Possible mid-year minimum wage adjustment could impact thousands of employers

5 hours ago

California employers may see a surprise wage increase this year as economists warn that the state’s inflation triggers could activate an early 2025 minimum wage adjustment. The clause—originally designed to protect workers during rapid cost-of-living increases—could take effect sooner than many businesses expected.

Inflation data may fast-track the wage hike

Under state law, the minimum wage is reviewed annually, but an early activation can occur when inflation surpasses key thresholds. Economists tracking California’s Consumer Price Index say current trends suggest those triggers may be met by mid-year.

If activated, the wage adjustment would raise baseline hourly rates ahead of schedule—an unexpected shift that could impact payroll planning across retail, food service, logistics, manufacturing, and other labor-intensive industries.

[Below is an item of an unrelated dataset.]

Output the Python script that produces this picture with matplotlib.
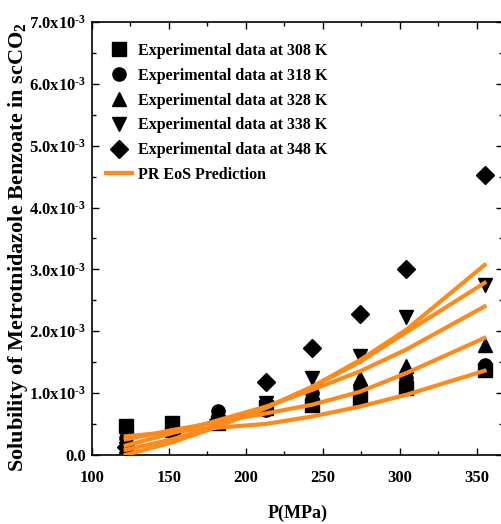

Small businesses express concern

Many small employers say they are still recovering from high inventory costs, soft consumer spending, and increased operating expenses. An early wage adjustment would add new pressure to already-tight budgets.

“This is coming at a tough time,” said one Los Angeles business owner. “We just stabilized from last year’s increases, and another mid-year change could disrupt our projections again.”

Economists say early planning is critical

Experts recommend that employers review financial forecasts now in case the adjustment is triggered. Businesses that depend heavily on hourly labor may need to update pricing, staffing plans, or workload distribution to absorb the change.

The state is expected to release updated inflation data soon, which will determine whether the 2025 clause takes effect mid-year or is postponed until January.